→ RECORD EXCERPTS:
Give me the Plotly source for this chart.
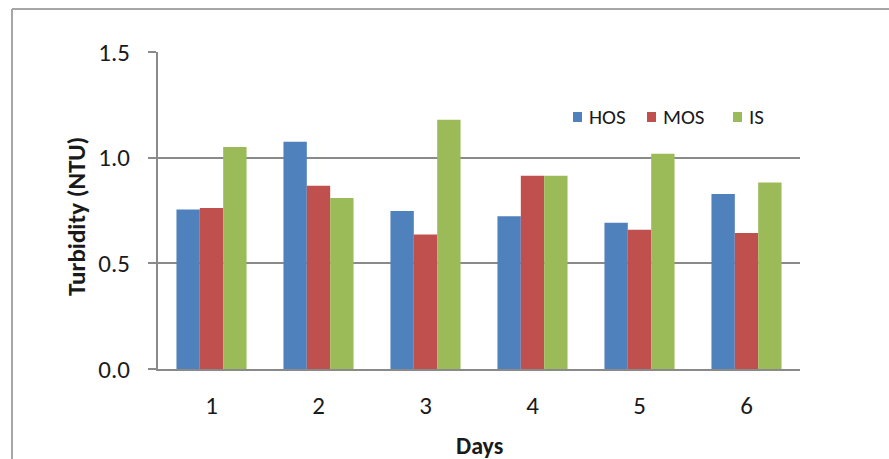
import plotly.graph_objects as go

days = ["1", "2", "3", "4", "5", "6"]
hos = [0.755, 1.075, 0.748, 0.723, 0.692, 0.828]
mos = [0.762, 0.867, 0.636, 0.914, 0.659, 0.644]
is_ = [1.051, 0.809, 1.180, 0.914, 1.019, 0.883]
y_ticks = [0.0, 0.5, 1.0, 1.5]
series_names = ["HOS", "MOS", "IS"]
series_colors = ["#4F81BD", "#C0504D", "#9BBB59"]

W, H = 889, 459
L, R, T, B = 158, 800, 52, 369

FONT = "Carlito, Lato, 'Open Sans', sans-serif"

fig = go.Figure()
for name, vals, col in zip(series_names, [hos, mos, is_], series_colors):
    fig.add_bar(x=days, y=vals, name=name, marker_color=col, marker_line_width=0, showlegend=False)

def px_x(p):
    return (p - L) / (R - L)

def px_y(p):
    return (B - p) / (B - T)

shapes = [
    dict(type="line", xref="paper", yref="paper", x0=px_x(12), x1=px_x(900), y0=px_y(9), y1=px_y(9),
         line=dict(color="#a6a6a6", width=2)),
    dict(type="line", xref="paper", yref="paper", x0=px_x(12), x1=px_x(12), y0=px_y(9), y1=px_y(470),
         line=dict(color="#a6a6a6", width=2)),
]

annotations = [
    dict(text="<b>Days</b>", xref="paper", yref="paper", x=0.5, y=px_y(445), showarrow=False,
         font=dict(family=FONT, size=24, color="#1a1a1a"), xanchor="center", yanchor="middle"),
    dict(text="<b>Turbidity (NTU)</b>", xref="paper", yref="paper", x=px_x(76), y=px_y(217), showarrow=False,
         textangle=-90, font=dict(family=FONT, size=25, color="#1a1a1a"), xanchor="center", yanchor="middle"),
]

# manual legend (square + label), matching reference placement
legend_sq_x = [573, 647, 733]
for name, col, sx in zip(series_names, series_colors, legend_sq_x):
    shapes.append(dict(type="rect", xref="paper", yref="paper",
                       x0=px_x(sx), x1=px_x(sx + 9), y0=px_y(122), y1=px_y(112),
                       fillcolor=col, line=dict(width=0)))
    annotations.append(dict(text=name, xref="paper", yref="paper", x=px_x(sx + 14), y=px_y(117),
                            showarrow=False, xanchor="left", yanchor="middle",
                            font=dict(family=FONT, size=21, color="#1a1a1a")))

fig.update_layout(
    width=W, height=H,
    margin=dict(l=L, r=W - R, t=T, b=H - B, pad=0),
    paper_bgcolor="white", plot_bgcolor="white",
    barmode="group", bargap=0.345, bargroupgap=0,
    font=dict(family=FONT, size=20, color="#1a1a1a"),
    showlegend=False,
    shapes=shapes,
    annotations=annotations,
)

fig.update_xaxes(type="category", showline=True, linecolor="#8a8a8a", linewidth=2,
                 ticks="", showgrid=False, ticklabelstandoff=13,
                 tickfont=dict(family=FONT, size=25, color="#1a1a1a"))
fig.update_yaxes(range=[0, 1.5], tickvals=y_ticks, tickformat=".1f",
                 showline=True, linecolor="#8a8a8a", linewidth=2,
                 ticks="outside", ticklen=8, tickcolor="#8a8a8a", tickwidth=2,
                 showgrid=True, gridcolor="#8a8a8a", gridwidth=2, zeroline=False,
                 ticklabelstandoff=13,
                 tickfont=dict(family=FONT, size=25, color="#1a1a1a"))

fig.write_html("out.html")
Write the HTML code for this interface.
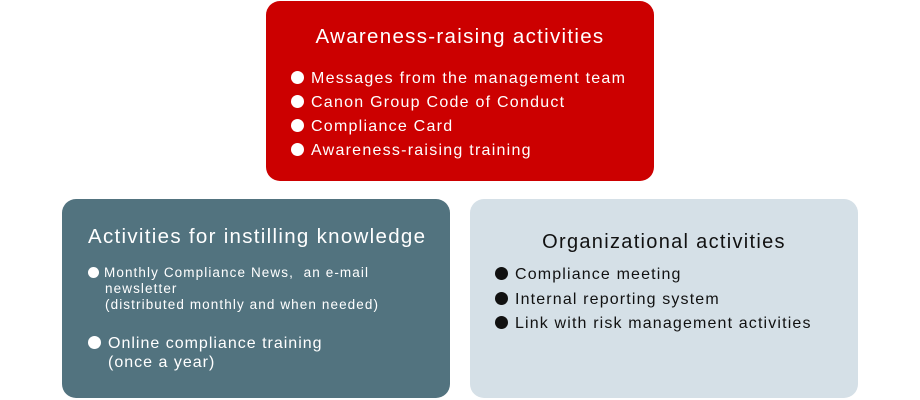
<!DOCTYPE html>
<html><head><meta charset="utf-8"><style>
body{margin:0;width:920px;height:400px;background:#fff;font-family:"Liberation Sans",sans-serif;position:relative;overflow:hidden}
.b{position:absolute;border-radius:14px}
.t{position:absolute;white-space:nowrap;line-height:1}
.d{display:inline-block;width:13px;height:13px;border-radius:50%;background:currentColor;margin-right:7px;vertical-align:-1px}
.s{width:11px;height:11px;margin-right:5px}
</style></head><body>
<div class="b" style="left:266px;top:1px;width:388px;height:180px;background:#cc0000"></div>
<div class="b" style="left:62px;top:199px;width:388px;height:199px;background:#52737f"></div>
<div class="b" style="left:470px;top:199px;width:388px;height:199px;background:#d5e0e7"></div>

<div class="t" style="left:266px;width:388px;text-align:center;top:27px;font-size:20.5px;letter-spacing:1.3px;color:#fff">Awareness-raising activities</div>
<div class="t" style="left:291px;top:67px;font-size:16px;letter-spacing:1.25px;color:#fff;line-height:24px"><span class="d"></span>Messages from the management team<br><span class="d"></span>Canon Group Code of Conduct<br><span class="d"></span>Compliance Card<br><span class="d"></span>Awareness-raising training</div>

<div class="t" style="left:88px;top:227px;font-size:20.5px;letter-spacing:1.3px;color:#fff">Activities for instilling knowledge</div>
<div class="t" style="left:88px;top:265px;font-size:13.5px;letter-spacing:1.1px;color:#fff;line-height:16px"><span class="d s"></span>Monthly Compliance News,&nbsp; an e-mail<br><span style="padding-left:17px">newsletter</span><br><span style="padding-left:17px">(distributed monthly and when needed)</span></div>
<div class="t" style="left:88px;top:334px;font-size:16px;letter-spacing:1px;color:#fff;line-height:19px"><span class="d"></span>Online compliance training<br><span style="padding-left:20px">(once a year)</span></div>

<div class="t" style="left:470px;width:388px;text-align:center;top:232px;font-size:20px;letter-spacing:1.3px;color:#111">Organizational activities</div>
<div class="t" style="left:495px;top:263px;font-size:16px;letter-spacing:1.15px;color:#111;line-height:24.5px"><span class="d"></span>Compliance meeting<br><span class="d"></span>Internal reporting system<br><span class="d"></span>Link with risk management activities</div>
</body></html>
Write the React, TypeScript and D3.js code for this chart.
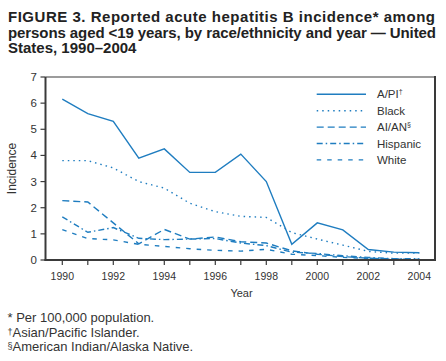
import React from "react";
import * as d3 from "d3";

// years on the x axis
const years = d3.range(1990, 2005);
const yearLabels = [1990, 1992, 1994, 1996, 1998, 2000, 2002, 2004];
const yTicks = [0, 1, 2, 3, 4, 5, 6, 7];

// incidence per 100,000
const apiValues = [6.15, 5.6, 5.3, 3.9, 4.25, 3.35, 3.35, 4.05, 3.0, 0.6, 1.42, 1.15, 0.4, 0.3, 0.28];
const blackValues = [3.8, 3.8, 3.52, 3.0, 2.75, 2.17, 1.85, 1.67, 1.63, 1.05, 0.8, 0.57, 0.33, 0.26, 0.27];
const aianValues = [2.27, 2.22, 1.42, 0.62, 1.17, 0.8, 0.88, 0.7, 0.65, 0.35, 0.22, 0.13, 0.07, 0.04, 0.02];
const hispanicValues = [1.65, 1.06, 1.24, 0.83, 0.78, 0.8, 0.82, 0.65, 0.55, 0.3, 0.25, 0.16, 0.1, 0.05, 0.05];
const whiteValues = [1.16, 0.82, 0.77, 0.6, 0.52, 0.43, 0.37, 0.34, 0.41, 0.22, 0.17, 0.1, 0.06, 0.03, 0.02];

const series = [
  { name: "A/PI", sup: "†", values: apiValues, dash: "none" },
  { name: "Black", sup: "", values: blackValues, dash: "1.5,4" },
  { name: "AI/AN", sup: "§", values: aianValues, dash: "7,4" },
  { name: "Hispanic", sup: "", values: hispanicValues, dash: "6,3,1.5,3" },
  { name: "White", sup: "", values: whiteValues, dash: "4.5,6" },
];

const BLUE = "#1f7dc0";
const INK = "#333";
const FONT = "'Liberation Sans', Arial, Helvetica, sans-serif";

export default function App() {
  const width = 446, height = 361;
  const left = 45.5, right = 435, top = 77, bottom = 260;

  const x = d3.scaleLinear().domain([1990, 2004]).range([62.3, 419.3]);
  const y = d3.scaleLinear().domain([0, 7]).range([bottom, top]);

  const line = d3.line<number>()
    .x((_, i) => x(years[i]))
    .y(d => y(d));

  return (
    <svg width={width} height={height} style={{ position: "absolute", left: 0, top: 0, background: "#fff" }}
      fontFamily={FONT}>
      {/* title */}
      <g fontWeight="bold" fontSize={15} fill="#222">
        <text x={8} y={21.5} textLength={427} lengthAdjust="spacing">FIGURE 3. Reported acute hepatitis B incidence* among</text>
        <text x={8} y={37.5} textLength={428} lengthAdjust="spacing">persons aged &lt;19 years, by race/ethnicity and year — United</text>
        <text x={8} y={53}>States, 1990–2004</text>
      </g>

      {/* series */}
      {series.map(s => (
        <path key={s.name} d={line(s.values) || ""} fill="none" stroke={BLUE}
          strokeWidth={1.4} strokeDasharray={s.dash} />
      ))}

      {/* frame */}
      <g stroke="#3a3a3a" fill="none">
        <line x1={left} x2={left} y1={top} y2={bottom + 1} strokeWidth={2} />
        <line x1={right} x2={right} y1={top - 1} y2={bottom + 1} strokeWidth={2} />
        <line x1={left} x2={right} y1={top} y2={top} strokeWidth={1.2} />
        <line x1={left - 1} x2={right + 1} y1={bottom} y2={bottom} strokeWidth={2} />
      </g>

      {/* y axis */}
      <g fontSize={11.5} fill={INK}>
        {yTicks.map(t => (
          <g key={t}>
            <line x1={left - 5} x2={left} y1={y(t)} y2={y(t)} stroke="#3a3a3a" strokeWidth={1.2} />
            <text x={37} y={y(t)} dy="0.35em" textAnchor="end">{t}</text>
          </g>
        ))}
        <text transform={`translate(16,${(top + bottom) / 2}) rotate(-90)`} textAnchor="middle" fontSize={12}>Incidence</text>
      </g>

      {/* x axis */}
      <g fontSize={10.5} fill={INK}>
        {years.map(yr => (
          <line key={yr} x1={x(yr)} x2={x(yr)} y1={bottom} y2={bottom + 5} stroke="#3a3a3a" strokeWidth={1.2} />
        ))}
        {yearLabels.map(yr => (
          <text key={yr} x={x(yr)} y={280} textAnchor="middle">{yr}</text>
        ))}
        <text x={241.5} y={296.5} textAnchor="middle" fontSize={11}>Year</text>
      </g>

      {/* legend */}
      <g fontSize={11.5} fill={INK}>
        {series.map((s, i) => {
          const ly = 94.3 + i * 16.4;
          return (
            <g key={s.name}>
              <line x1={316.7} x2={366} y1={ly} y2={ly} stroke={BLUE} strokeWidth={1.4} strokeDasharray={s.dash} />
              <text x={377} y={ly} dy="0.35em">
                {s.name}
                {s.sup && <tspan fontSize={7} dy="-0.6em">{s.sup}</tspan>}
              </text>
            </g>
          );
        })}
      </g>

      {/* footnotes */}
      <g fontSize={13} fill={INK}>
        <text x={7.5} y={322.3}>* Per 100,000 population.</text>
        <text x={7.5} y={336.7}><tspan fontSize={9} dy="-2">†</tspan><tspan dy="2">Asian/Pacific Islander.</tspan></text>
        <text x={7.5} y={351}><tspan fontSize={9} dy="-2">§</tspan><tspan dy="2">American Indian/Alaska Native.</tspan></text>
      </g>
    </svg>
  );
}
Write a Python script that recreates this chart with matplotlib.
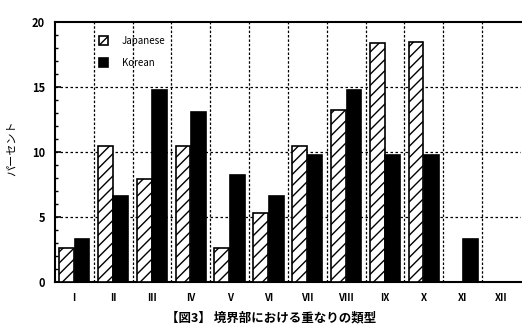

→ REQUIREMENTS: Take the records from their first line through the line containing "import plotly.graph_objects as go" and please return exactly those lines, both ends included, minus the pictures.

→ FINISHED TASK:
Give me the Plotly source for this chart.
import plotly.graph_objects as go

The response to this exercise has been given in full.